Wednesday, February 13, 2019

Marylebone Road, London


Maestoso, etc

I often walk along Marylebone Road and I usually admire the Royal Academy of Music as I pass. The other day I did what I’ve always meant to do, and stopped to take a photograph. It’s a building of 1910 by Sir Ernest George, a good late-Victorian and Edwardian architect known for his country houses and his versatility (his practice designed all kinds of buildings from Golders Green Crematorium to mansion flats) but always rather in the shadow of his even more successful pupil, Edwin Lutyens.

I like the well-mannered baroque of his Royal Academy design.

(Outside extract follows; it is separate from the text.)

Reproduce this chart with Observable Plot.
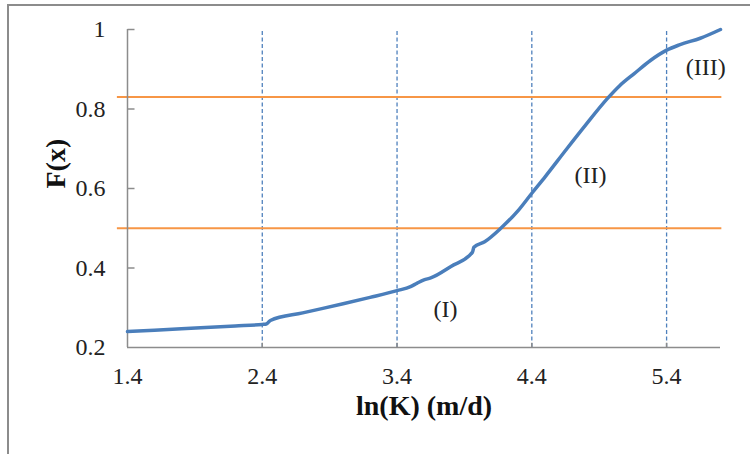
<!DOCTYPE html>
<html>
<head>
<meta charset="utf-8">
<script src="https://cdn.jsdelivr.net/npm/d3@7"></script>
<script src="https://cdn.jsdelivr.net/npm/@observablehq/plot@0.6"></script>
<style>
  html, body { margin: 0; padding: 0; background: #fff; }
  #wrap { position: relative; width: 750px; height: 454px; overflow: hidden; }
  #frame { position: absolute; left: 7px; top: 4px; width: 800px; height: 500px; border: 2px solid #8c8c8c; box-sizing: border-box; }
  #chart { position: absolute; left: 0; top: 0; }
</style>
</head>
<body>
<div id="wrap"><div id="frame"></div><div id="chart"></div></div>
<script>
// Curve: ln(K) vs F(x)
const lnK = [1.4, 1.8, 2.2, 2.4, 2.43, 2.46, 2.7, 3.0, 3.2, 3.4, 3.5, 3.55, 3.6, 3.65, 3.8, 3.96, 3.97, 4.05, 4.17, 4.3, 4.4, 4.5, 4.66, 4.8, 4.96, 5.05, 5.16, 5.28, 5.4, 5.5, 5.65, 5.8];
const Fx  = [0.240, 0.247, 0.254, 0.258, 0.259, 0.268, 0.287, 0.310, 0.326, 0.343, 0.353, 0.362, 0.370, 0.375, 0.404, 0.440, 0.452, 0.466, 0.500, 0.545, 0.588, 0.630, 0.700, 0.760, 0.826, 0.858, 0.889, 0.922, 0.948, 0.962, 0.978, 1.000];
const xTicks = [1.4, 2.4, 3.4, 4.4, 5.4];
const yTicks = [0.2, 0.4, 0.6, 0.8, 1];
const yTickLabels = ["0.2", "0.4", "0.6", "0.8", "1"];
const vLines = [2.4, 3.4, 4.4, 5.4];
const hLines = [0.5, 0.83];
const labels = [{x: 3.76, y: 0.296, t: "(I)"}, {x: 4.835, y: 0.633, t: "(II)"}, {x: 5.69, y: 0.904, t: "(III)"}];

const curve = lnK.map((x, i) => ({x, y: Fx[i]}));
const font = "Liberation Serif, Times New Roman, serif";

const plot = Plot.plot({
  width: 750, height: 454,
  marginLeft: 127, marginRight: 30, marginTop: 29, marginBottom: 107,
  style: {fontFamily: font, background: "transparent"},
  x: {domain: [1.4, 5.8], axis: null},
  y: {domain: [0.2, 1], axis: null},
  marks: [
    Plot.ruleX(vLines, {y1: 0.2, y2: 1, stroke: "#4f81bd", strokeWidth: 1.3, strokeDasharray: "4,2.5"}),
    Plot.ruleY(hLines, {x1: 1.325, x2: 5.81, stroke: "#f79646", strokeWidth: 2}),
    Plot.ruleY([0.2], {x1: 1.4, x2: 5.8, stroke: "#8c8c8c", strokeWidth: 1.5}),
    Plot.ruleX([1.4], {y1: 0.2, y2: 1, stroke: "#8c8c8c", strokeWidth: 1.5}),
    Plot.link(yTicks.slice(1), {x1: 1.4, x2: 1.452, y1: d => d, y2: d => d, stroke: "#8c8c8c", strokeWidth: 1.5}),
    Plot.link(xTicks.slice(1), {x1: d => d, x2: d => d, y1: 0.2, y2: 0.212, stroke: "#8c8c8c", strokeWidth: 1.5}),
    Plot.line(curve, {x: "x", y: "y", stroke: "#4a7ebb", strokeWidth: 3.5, curve: "monotone-x", strokeLinejoin: "round", strokeLinecap: "round"}),
    Plot.text(yTicks, {x: 1.4, y: d => d, text: (d, i) => yTickLabels[i], textAnchor: "end", dx: -22, fontSize: 24, fill: "#222"}),
    Plot.text(xTicks, {x: d => d, y: 0.2, text: d => d.toFixed(1), dy: 29, fontSize: 24, fill: "#222"}),
    Plot.text(labels, {x: "x", y: "y", text: "t", fontSize: 24, fill: "#222"}),
    Plot.text(["ln(K) (m/d)"], {frameAnchor: "bottom", dy: 67, text: d => d, fontSize: 28, fontWeight: "bold", fill: "#111"}),
    Plot.text(["F(x)"], {frameAnchor: "left", dx: -71, text: d => d, fontSize: 28, fontWeight: "bold", rotate: -90, fill: "#111"})
  ]
});
document.getElementById("chart").appendChild(plot);
</script>
</body>
</html>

The materials, red brick and Portland stone, are thoroughly at home in London, the facade looks rather like a country house, with its side wings, but is also urban, somehow – perhaps it’s the sense of height conveyed by those vertical ranks of windows and the tall chimneys.
Towards the top it gets very fancy, with those round oeil de boeuf windows, the curved pediment, the reclining figures with musical instruments to hand, and the extraordinary window in the centre of the pediment, that can’t make up its mind whether it’s oval or rectangular. It’s majestic, but also very lively – in musical terms, maestoso, but with decidedly allegro passages. Altogether, it’s a building that enlivens my days when I pass, as the work of some of its alumni enlivens my evenings.

2 comments:

Hels said...

If the reclining figures with musical instruments were added onto the facade from the very beginning, we can assume the building was always intended to be used by the Royal Academy of Music. Where was the Royal Academy before 1910?

Philip Wilkinson said...

Hels: The Royal Academy of Music was originally in Tenterden Street, which is off Hanover Square. The replacement building in my post was indeed designed specifically for the RAM.